There is pleasure to be had from less contentious but more culturally interesting subjects, such as game shows (‘valuable places for acquiring and displaying celebrity’, according to the entry’s author, Frances Bonner), or Richard Aitken’s essay on gardening (‘Garden journalism in the nineteenthth century was replete with pseudonyms and rhetorical flourishes’). But I suspect most readers will get satisfaction from the entries on key figures – past and present – in Australian media. There’s a nice one about the Crawford Family that neatly canvasses the innovative production house of Hector Crawford Productions. The decision to cover the family, not just its best-known member, is deliberate. We learn from author Philip Davey that while Hector’s
activism, entrepreneurial skills and musical direction have been acknowledged’ it was arguably his sister Dorothy and her son Ian, who ‘were the real force behind Crawfords … Dorothy was the ‘absolute creative brain of the organization’ during Australian television’s formative years.
That’s a lovely insight into a company that has been a household name for decades. I also enjoyed the entry on the legendary Vic Carroll. Long-time Fairfax journalist Andrew Clark doesn’t pull his punches, stating that Carroll is ‘the undisputed giant of Australia’s post-war journalism’.
Several contemporary journalists and editors have their own entries. These choices are necessarily subjective and one does not envy those who had to decide who was in and who was out. Who would quibble with Paul Kelly or Michelle Grattan being included? One could say the same of David Marr, Kerry O’Brien, Ray Martin and Jana Wendt. But why not Dennis Shanahan or Laura Tingle or Geraldine Doogue or Fran Kelly – each of whom has been a practising journalist for more than 30 years and each of whom is arguably at the top of his or her game? The Companion is not a Who’s Who of the national media, but some of the omissions – among them Les Carlyon and the Australian’s editor-in-chief Chris Mitchell – are intriguing.
Some of the portraits snapshots are among the best entries in the book.

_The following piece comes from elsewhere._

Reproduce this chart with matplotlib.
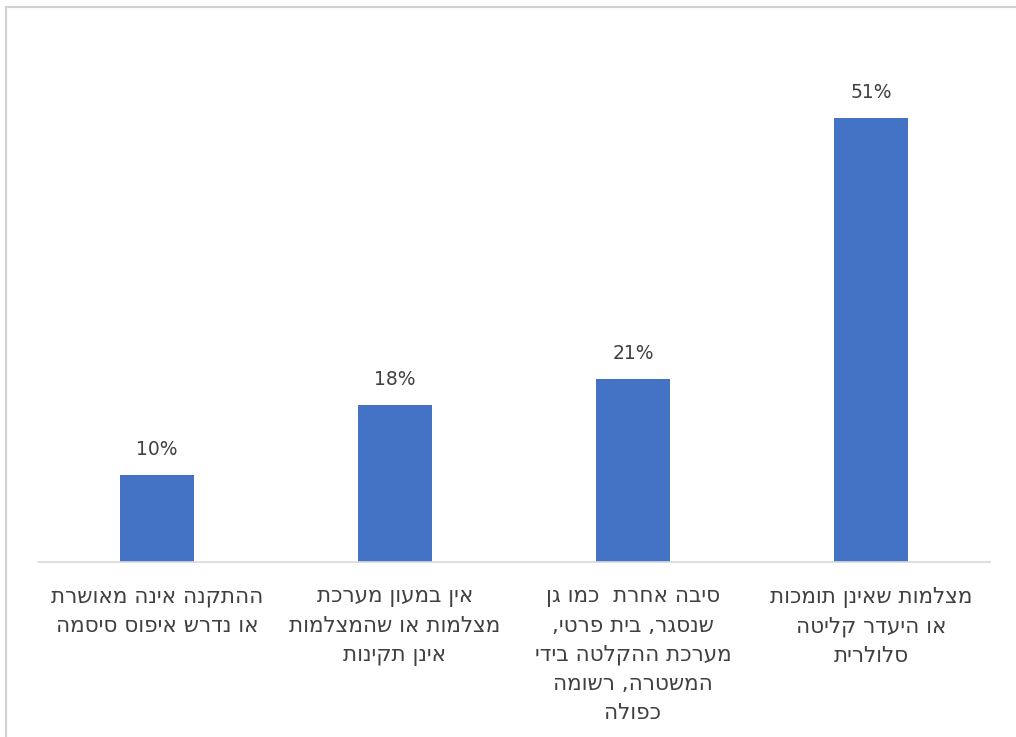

John Newfong would be little known to younger generations, but he was the ‘first Aboriginal Australian to work as a mainstream journalist’. Newfong died in 1999 at the age of 55, but his glory days were in the 1970s after the then editor of the Australian, Adrian Deamer, hired him to report on land rights and the civil rights movements. Susan Forde’s is a subtle and respectful account that still canvasses a complex man who ‘felt torn between his role as an Aboriginal campaigner at a time of great hostility towards this cause from the mainstream media and his career as a journalist’.
Robert Milliken’s entry on John Douglas Pringle, the editor of The Sydney Morning Herald is a similarly astute account of a man who changed the paper and opened doors for many younger staffers. Sandra Hall draws on her comprehensive 2008 biography of legendary newspaperman and former Truth owner Ezra Norton for an excellent portrait of the muckraking journo.
It is in these historical entries that this book reveals its riches: there is a freedom in writing about the dead, and contemporaries are necessarily harder to get right. There are many impressive contributors, including historians Geoffrey Bolton (on Press, Western Australia) and Humphrey McQueen (on Rydge’s, the business-oriented publishers), many of whose names will be familiar to readers, but they are listed without biographies or qualifications (largely for space reasons). It would have been helpful to know their provenance. Everyone comes from somewhere and that information inevitably adds a layer to the material as it is read.
The publisher of this volume, Australian Scholarly, has done a good production job, and taken the risk on a work that adds greatly to the collation of information about the nation’s media. The compilation of such a work is a major undertaking, one that few would undertake. A Companion to the Australian Media may struggle to find an audience beyond media courses, media practitioners and the academy, but the effort to capture such an unwieldy and volatile beast is commendable.